Romanian Social Democrats seek to avoid immediate cuts in local administration staff

The Social Democratic Party (PSD) on September 3 came up with a counter-proposal to prime minister Ilie Bolojan’s plan for a 10% cut of the local administration staff as of January 2026, accepting a 25% personnel reduction – but gradually, over a period of four years, according to G4media.ro. It is not clear when the first cuts would take place.

PM Bolojan set a two-week target for evaluating the specific personnel reduction per territorial administrative unit.

The prime minister’s plan, inspired by his experience at Ordea City Hall and Bihor County Council, aims at setting adequate staff in line with the workload and delegating the responsibility of hiring at a lower level, such as to force genuine performance-based selection of personnel (and eliminate the option of clientelism).

Bolojan also argued that visible personnel cuts have to be operated as of January 2026, such as to clear the promise of matching higher taxes and other socially costly measures by cutting the expenditure in the budgetary sector. This is critical for the public support of the PM – the sole support he seems to be counting on amid expected resentment likely to be generated among political parties with his plans for cutting redundant workplaces in local administration.

In contrast, PSD proposed a centralised and gradualist process apparently aimed at protecting the current employees rather than the taxpayers’ interests. On paper, the plan looks “smart” and probably the Social Democrats expect endorsement from president Nicusor Dan, who seems to side with gradualist solutions, but in fact it lacks deadlines and its design does not rely on decentralisation.

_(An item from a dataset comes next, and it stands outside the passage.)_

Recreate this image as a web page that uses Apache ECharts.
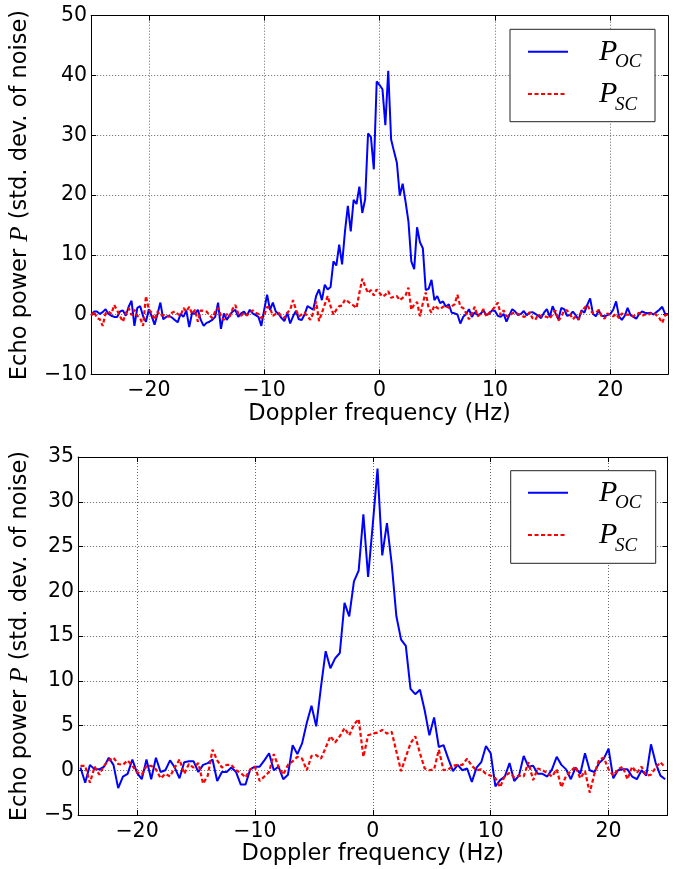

The chances that it would fail within less than a year are backed by the poor track record of Romanian administration in implementing long-term strategies. But even assuming the plan is actually implemented, it should be enforced at the central level. For instance, PSD proposes that the more digitalised an administrative unit is, the deeper the personnel cut should be, which diminishes the incentives for digitalisation requiring external (central) digitalisation. 

The Social Democrats, however, came up with relevant criteria for setting up adequate personnel depending on each administrative unit, which PM Bolojan insists should be carried out within two, if not one week, and implemented as of January 2026.

While the budgetary impact of the local administration personnel reduction (not really a fully-fledged reform of the public administration) would be rather moderate, roughly EUR 300 million per year – the impact on the credibility of the government’s plans for fair fiscal consolidation is major. Social Democrats’ gradualist approach, likely to derail when the party takes over the prime ministership in 2027 or sooner, is risky and, at least at first sight, biased towards the interests of the redundant employees in the local administration.